Common Pitfalls When Reasoning About URLs

• Forgetting that the hash does not reach the server. Everything after the "#" stays in the browser. If you put a token there for "stealth", the token is still in the address bar but it never makes it into your server logs. That is sometimes useful (OAuth implicit flow) and sometimes a footgun (you cannot read it from server-side rendering).
• Treating query parameter order as semantic. Many APIs treat ?a=1&b=2 and ?b=2&a=1 as equivalent. CDN caching keys, however, can be sensitive to order - inspect with the parser to see the order your URL actually carries.
• Assuming a single value per query key. ?tag=a&tag=b is two values. URLSearchParams.get() returns the first; URLSearchParams.getAll() returns both. If your framework only uses get(), the second value is silently dropped. The parser shows both rows so you spot the issue.
• Parsing URLs with regex. Real-world URLs include percent-encoded bytes, IPv6 hosts with brackets, userinfo, unusual schemes, and trailing dots in hostnames. Regex-based URL extraction tends to break on every one of those. Use a real parser.
• Trusting the displayed hostname for security decisions. Browsers normalise IDN homograph attacks (xn--... punycode), but if you copy the rendered version out of context you can be deceived. The parser shows the canonical normalised hostname for security review.

Companion Tools

Once the URL is parsed, the next step usually involves one of a handful of nearby tools. The URL Encoder / Decoder handles percent-encoding both ways - useful when you need to write a value into a query string or read out a raw encoded blob. The Bulk URL Encoder / Decoder does the same for many URLs at once, which is handy for SEO audits. The Regex Tester is the right place to design a robust URL-extraction pattern for log scraping (and to talk yourself out of doing it with regex). For inspecting a URL that ends up in JSON, the JSON Formatter shows the surrounding payload with the URL in context. Together they form a small cluster of tools that cover the "see a URL, understand it, transform it, surround it with metadata" lifecycle.

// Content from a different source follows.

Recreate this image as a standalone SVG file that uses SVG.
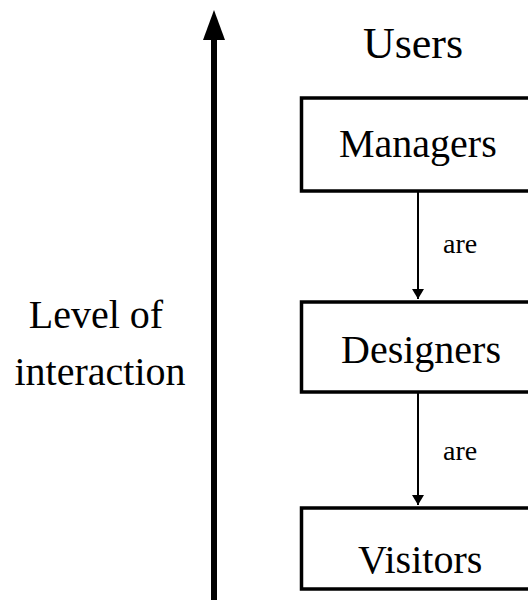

URL Standards and Spec References

The WHATWG URL Living Standard is the current authority on URL parsing. It supersedes RFC 3986 (still useful as a high-level overview) and aligns with how browsers actually behave - which is what matters in practice. The standard defines normalisation rules (lowercase the scheme and the host, percent-decode unreserved characters, collapse dot segments in the path), error-handling behaviour (lenient with whitespace, strict with control characters), and the structural fields the URL object exposes. Reading the spec is heavy going but worth knowing exists; for day-to-day debugging this parser plus a working knowledge of the field names is enough.